Bram De Ridder

Bram De Ridder

Postdoctoral Researcher, KU Leuven, Belgium
Bram De Ridder

 

Bram De Ridder is a postdoctoral researcher at the University of Leuven (Belgium). In his current project he studies the legal and political aspects of territorial neutrality during early modern civil wars, questioning how such neutrality was created, enforced and perceived in times of dynastic and religious upheaval. He recently defended his Ph.D. titled ‘Lawful Limits. Border Management and the Formation of the Habsburg-Dutch Boundary, ca. 1590-1665’, wherein he investigated the emergence of the border between the Habsburg Netherlands and the Dutch Republic during and after the Eighty Years War.
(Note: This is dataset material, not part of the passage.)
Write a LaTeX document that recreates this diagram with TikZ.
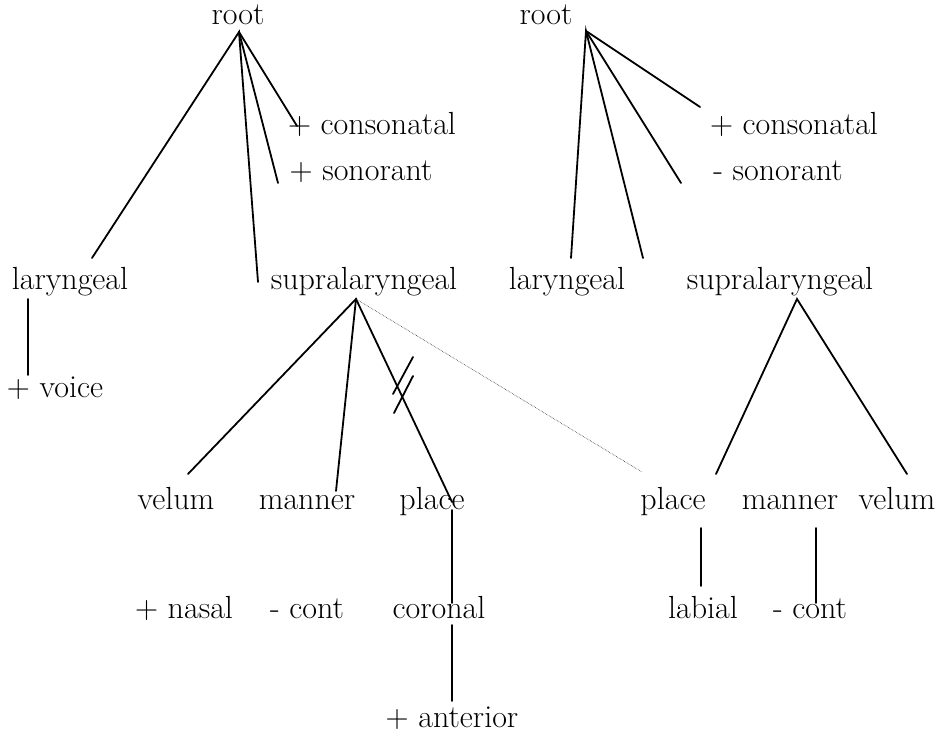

More particularly, his research focused on the different political and legal strategies by which different early modern actors shaped the territorial separations that divided them. He also contributed to the transregional history project at the University of Leuven, which developed a distinct methodological approach to the study of early modern borders - in particular those of the Spanish-Habsburg empire. In earlier projects he focused on the Act of Cession and the initiatives for peace at the beginning of the Archducal regime in the Habsburgs Netherlands (1598-1600), and on the connections between the Pax Hispanica (1598-1609) and the notion of International Society. Besides these topics he is generally interested in all forms of Early Modern (international) organization, diplomacy, and legal history.